EXERCISE BRIEF >> Transcribe every line exactly and omit anything that is a picture.

SOURCE MATERIAL >>
· · · · ·
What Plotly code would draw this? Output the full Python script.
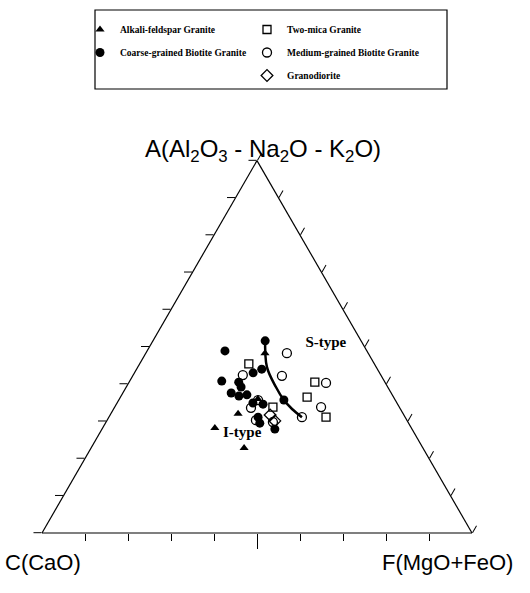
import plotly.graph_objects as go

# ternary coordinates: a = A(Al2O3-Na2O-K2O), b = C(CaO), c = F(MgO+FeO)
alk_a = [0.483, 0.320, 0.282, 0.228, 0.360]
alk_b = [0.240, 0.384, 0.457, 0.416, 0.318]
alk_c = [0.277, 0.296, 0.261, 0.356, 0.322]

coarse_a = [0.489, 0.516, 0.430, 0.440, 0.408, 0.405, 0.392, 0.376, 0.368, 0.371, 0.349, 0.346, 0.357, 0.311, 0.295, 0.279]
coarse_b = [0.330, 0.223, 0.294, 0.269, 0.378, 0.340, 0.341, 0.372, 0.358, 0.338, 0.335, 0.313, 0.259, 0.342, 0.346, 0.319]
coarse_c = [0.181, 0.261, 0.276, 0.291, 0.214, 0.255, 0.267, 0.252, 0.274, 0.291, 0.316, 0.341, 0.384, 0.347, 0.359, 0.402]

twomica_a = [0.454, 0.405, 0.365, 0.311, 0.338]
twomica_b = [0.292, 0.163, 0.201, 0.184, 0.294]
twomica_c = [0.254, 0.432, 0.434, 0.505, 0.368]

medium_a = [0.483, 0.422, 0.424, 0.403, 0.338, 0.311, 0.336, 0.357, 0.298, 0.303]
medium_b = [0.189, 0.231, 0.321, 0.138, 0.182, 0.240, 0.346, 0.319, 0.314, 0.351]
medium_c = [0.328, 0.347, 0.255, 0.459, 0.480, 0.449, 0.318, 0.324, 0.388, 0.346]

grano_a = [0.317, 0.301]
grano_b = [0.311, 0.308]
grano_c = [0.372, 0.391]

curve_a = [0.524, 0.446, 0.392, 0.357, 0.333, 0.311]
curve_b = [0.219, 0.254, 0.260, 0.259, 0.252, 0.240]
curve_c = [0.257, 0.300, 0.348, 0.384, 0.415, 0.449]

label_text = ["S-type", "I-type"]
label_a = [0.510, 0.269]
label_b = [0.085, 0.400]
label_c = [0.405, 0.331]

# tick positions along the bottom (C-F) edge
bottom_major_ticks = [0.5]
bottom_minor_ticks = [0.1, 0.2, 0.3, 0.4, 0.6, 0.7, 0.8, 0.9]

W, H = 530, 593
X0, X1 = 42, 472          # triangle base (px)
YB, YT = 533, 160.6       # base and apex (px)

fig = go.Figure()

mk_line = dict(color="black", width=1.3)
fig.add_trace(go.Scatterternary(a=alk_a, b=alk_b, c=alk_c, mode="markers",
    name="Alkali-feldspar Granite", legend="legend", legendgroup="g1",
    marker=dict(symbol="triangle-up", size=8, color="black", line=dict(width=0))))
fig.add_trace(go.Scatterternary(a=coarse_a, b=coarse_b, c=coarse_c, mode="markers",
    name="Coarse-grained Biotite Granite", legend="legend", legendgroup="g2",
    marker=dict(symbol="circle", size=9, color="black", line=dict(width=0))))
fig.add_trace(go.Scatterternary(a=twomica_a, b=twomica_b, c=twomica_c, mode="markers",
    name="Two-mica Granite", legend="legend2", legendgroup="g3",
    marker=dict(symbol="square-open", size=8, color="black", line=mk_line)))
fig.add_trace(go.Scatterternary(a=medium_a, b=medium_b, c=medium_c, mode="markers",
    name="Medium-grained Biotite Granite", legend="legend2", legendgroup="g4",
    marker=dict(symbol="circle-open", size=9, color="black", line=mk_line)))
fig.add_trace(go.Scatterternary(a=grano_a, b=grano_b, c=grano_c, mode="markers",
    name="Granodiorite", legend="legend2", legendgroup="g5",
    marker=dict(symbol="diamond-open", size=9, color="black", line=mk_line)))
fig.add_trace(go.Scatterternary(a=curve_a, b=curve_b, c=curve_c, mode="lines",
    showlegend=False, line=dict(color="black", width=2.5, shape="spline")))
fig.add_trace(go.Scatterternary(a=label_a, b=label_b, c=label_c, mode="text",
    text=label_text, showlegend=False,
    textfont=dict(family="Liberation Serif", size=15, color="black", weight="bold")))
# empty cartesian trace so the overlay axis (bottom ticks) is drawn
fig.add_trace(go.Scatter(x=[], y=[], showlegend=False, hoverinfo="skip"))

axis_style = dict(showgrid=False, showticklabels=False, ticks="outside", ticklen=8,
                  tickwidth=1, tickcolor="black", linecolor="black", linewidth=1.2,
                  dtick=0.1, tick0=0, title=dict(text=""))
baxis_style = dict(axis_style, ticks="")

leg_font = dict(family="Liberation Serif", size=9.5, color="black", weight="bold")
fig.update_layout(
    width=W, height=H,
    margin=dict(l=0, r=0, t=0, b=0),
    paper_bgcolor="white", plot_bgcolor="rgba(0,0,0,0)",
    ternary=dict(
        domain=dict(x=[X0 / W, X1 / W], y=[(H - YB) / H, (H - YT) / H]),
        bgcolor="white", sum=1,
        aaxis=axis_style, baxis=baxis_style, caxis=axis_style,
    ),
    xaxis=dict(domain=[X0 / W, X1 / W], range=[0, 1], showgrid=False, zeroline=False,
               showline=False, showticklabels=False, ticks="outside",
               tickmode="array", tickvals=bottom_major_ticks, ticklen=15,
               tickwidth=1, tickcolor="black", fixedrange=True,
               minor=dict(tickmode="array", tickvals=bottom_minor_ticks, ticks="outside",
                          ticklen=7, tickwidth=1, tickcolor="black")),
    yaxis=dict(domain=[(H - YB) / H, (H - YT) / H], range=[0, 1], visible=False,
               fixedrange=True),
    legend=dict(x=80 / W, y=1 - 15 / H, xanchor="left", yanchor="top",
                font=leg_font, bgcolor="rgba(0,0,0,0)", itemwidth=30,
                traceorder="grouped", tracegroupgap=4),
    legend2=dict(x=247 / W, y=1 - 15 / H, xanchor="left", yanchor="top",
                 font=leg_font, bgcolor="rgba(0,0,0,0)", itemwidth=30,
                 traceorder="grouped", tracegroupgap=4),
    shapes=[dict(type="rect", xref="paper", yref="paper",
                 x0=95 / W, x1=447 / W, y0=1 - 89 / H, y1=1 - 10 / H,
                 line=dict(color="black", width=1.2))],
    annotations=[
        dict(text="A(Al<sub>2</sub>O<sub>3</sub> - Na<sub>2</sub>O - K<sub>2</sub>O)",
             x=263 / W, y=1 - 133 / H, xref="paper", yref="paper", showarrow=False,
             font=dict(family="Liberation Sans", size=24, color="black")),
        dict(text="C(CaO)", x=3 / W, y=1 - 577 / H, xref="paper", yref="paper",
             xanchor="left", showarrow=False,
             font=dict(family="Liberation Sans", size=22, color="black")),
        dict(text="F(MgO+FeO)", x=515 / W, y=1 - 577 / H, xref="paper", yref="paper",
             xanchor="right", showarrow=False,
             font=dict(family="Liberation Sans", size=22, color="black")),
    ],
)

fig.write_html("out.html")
· · · · ·
ANSWER TO THE PROBLEM >>
What Plotly code would draw this? Output the full Python script.
import plotly.graph_objects as go

# ternary coordinates: a = A(Al2O3-Na2O-K2O), b = C(CaO), c = F(MgO+FeO)
alk_a = [0.483, 0.320, 0.282, 0.228, 0.360]
alk_b = [0.240, 0.384, 0.457, 0.416, 0.318]
alk_c = [0.277, 0.296, 0.261, 0.356, 0.322]

coarse_a = [0.489, 0.516, 0.430, 0.440, 0.408, 0.405, 0.392, 0.376, 0.368, 0.371, 0.349, 0.346, 0.357, 0.311, 0.295, 0.279]
coarse_b = [0.330, 0.223, 0.294, 0.269, 0.378, 0.340, 0.341, 0.372, 0.358, 0.338, 0.335, 0.313, 0.259, 0.342, 0.346, 0.319]
coarse_c = [0.181, 0.261, 0.276, 0.291, 0.214, 0.255, 0.267, 0.252, 0.274, 0.291, 0.316, 0.341, 0.384, 0.347, 0.359, 0.402]

twomica_a = [0.454, 0.405, 0.365, 0.311, 0.338]
twomica_b = [0.292, 0.163, 0.201, 0.184, 0.294]
twomica_c = [0.254, 0.432, 0.434, 0.505, 0.368]

medium_a = [0.483, 0.422, 0.424, 0.403, 0.338, 0.311, 0.336, 0.357, 0.298, 0.303]
medium_b = [0.189, 0.231, 0.321, 0.138, 0.182, 0.240, 0.346, 0.319, 0.314, 0.351]
medium_c = [0.328, 0.347, 0.255, 0.459, 0.480, 0.449, 0.318, 0.324, 0.388, 0.346]

grano_a = [0.317, 0.301]
grano_b = [0.311, 0.308]
grano_c = [0.372, 0.391]

curve_a = [0.524, 0.446, 0.392, 0.357, 0.333, 0.311]
curve_b = [0.219, 0.254, 0.260, 0.259, 0.252, 0.240]
curve_c = [0.257, 0.300, 0.348, 0.384, 0.415, 0.449]

label_text = ["S-type", "I-type"]
label_a = [0.510, 0.269]
label_b = [0.085, 0.400]
label_c = [0.405, 0.331]

# tick positions along the bottom (C-F) edge
bottom_major_ticks = [0.5]
bottom_minor_ticks = [0.1, 0.2, 0.3, 0.4, 0.6, 0.7, 0.8, 0.9]

W, H = 530, 593
X0, X1 = 42, 472          # triangle base (px)
YB, YT = 533, 160.6       # base and apex (px)

fig = go.Figure()

mk_line = dict(color="black", width=1.3)
fig.add_trace(go.Scatterternary(a=alk_a, b=alk_b, c=alk_c, mode="markers",
    name="Alkali-feldspar Granite", legend="legend", legendgroup="g1",
    marker=dict(symbol="triangle-up", size=8, color="black", line=dict(width=0))))
fig.add_trace(go.Scatterternary(a=coarse_a, b=coarse_b, c=coarse_c, mode="markers",
    name="Coarse-grained Biotite Granite", legend="legend", legendgroup="g2",
    marker=dict(symbol="circle", size=9, color="black", line=dict(width=0))))
fig.add_trace(go.Scatterternary(a=twomica_a, b=twomica_b, c=twomica_c, mode="markers",
    name="Two-mica Granite", legend="legend2", legendgroup="g3",
    marker=dict(symbol="square-open", size=8, color="black", line=mk_line)))
fig.add_trace(go.Scatterternary(a=medium_a, b=medium_b, c=medium_c, mode="markers",
    name="Medium-grained Biotite Granite", legend="legend2", legendgroup="g4",
    marker=dict(symbol="circle-open", size=9, color="black", line=mk_line)))
fig.add_trace(go.Scatterternary(a=grano_a, b=grano_b, c=grano_c, mode="markers",
    name="Granodiorite", legend="legend2", legendgroup="g5",
    marker=dict(symbol="diamond-open", size=9, color="black", line=mk_line)))
fig.add_trace(go.Scatterternary(a=curve_a, b=curve_b, c=curve_c, mode="lines",
    showlegend=False, line=dict(color="black", width=2.5, shape="spline")))
fig.add_trace(go.Scatterternary(a=label_a, b=label_b, c=label_c, mode="text",
    text=label_text, showlegend=False,
    textfont=dict(family="Liberation Serif", size=15, color="black", weight="bold")))
# empty cartesian trace so the overlay axis (bottom ticks) is drawn
fig.add_trace(go.Scatter(x=[], y=[], showlegend=False, hoverinfo="skip"))

axis_style = dict(showgrid=False, showticklabels=False, ticks="outside", ticklen=8,
                  tickwidth=1, tickcolor="black", linecolor="black", linewidth=1.2,
                  dtick=0.1, tick0=0, title=dict(text=""))
baxis_style = dict(axis_style, ticks="")

leg_font = dict(family="Liberation Serif", size=9.5, color="black", weight="bold")
fig.update_layout(
    width=W, height=H,
    margin=dict(l=0, r=0, t=0, b=0),
    paper_bgcolor="white", plot_bgcolor="rgba(0,0,0,0)",
    ternary=dict(
        domain=dict(x=[X0 / W, X1 / W], y=[(H - YB) / H, (H - YT) / H]),
        bgcolor="white", sum=1,
        aaxis=axis_style, baxis=baxis_style, caxis=axis_style,
    ),
    xaxis=dict(domain=[X0 / W, X1 / W], range=[0, 1], showgrid=False, zeroline=False,
               showline=False, showticklabels=False, ticks="outside",
               tickmode="array", tickvals=bottom_major_ticks, ticklen=15,
               tickwidth=1, tickcolor="black", fixedrange=True,
               minor=dict(tickmode="array", tickvals=bottom_minor_ticks, ticks="outside",
                          ticklen=7, tickwidth=1, tickcolor="black")),
    yaxis=dict(domain=[(H - YB) / H, (H - YT) / H], range=[0, 1], visible=False,
               fixedrange=True),
    legend=dict(x=80 / W, y=1 - 15 / H, xanchor="left", yanchor="top",
                font=leg_font, bgcolor="rgba(0,0,0,0)", itemwidth=30,
                traceorder="grouped", tracegroupgap=4),
    legend2=dict(x=247 / W, y=1 - 15 / H, xanchor="left", yanchor="top",
                 font=leg_font, bgcolor="rgba(0,0,0,0)", itemwidth=30,
                 traceorder="grouped", tracegroupgap=4),
    shapes=[dict(type="rect", xref="paper", yref="paper",
                 x0=95 / W, x1=447 / W, y0=1 - 89 / H, y1=1 - 10 / H,
                 line=dict(color="black", width=1.2))],
    annotations=[
        dict(text="A(Al<sub>2</sub>O<sub>3</sub> - Na<sub>2</sub>O - K<sub>2</sub>O)",
             x=263 / W, y=1 - 133 / H, xref="paper", yref="paper", showarrow=False,
             font=dict(family="Liberation Sans", size=24, color="black")),
        dict(text="C(CaO)", x=3 / W, y=1 - 577 / H, xref="paper", yref="paper",
             xanchor="left", showarrow=False,
             font=dict(family="Liberation Sans", size=22, color="black")),
        dict(text="F(MgO+FeO)", x=515 / W, y=1 - 577 / H, xref="paper", yref="paper",
             xanchor="right", showarrow=False,
             font=dict(family="Liberation Sans", size=22, color="black")),
    ],
)

fig.write_html("out.html")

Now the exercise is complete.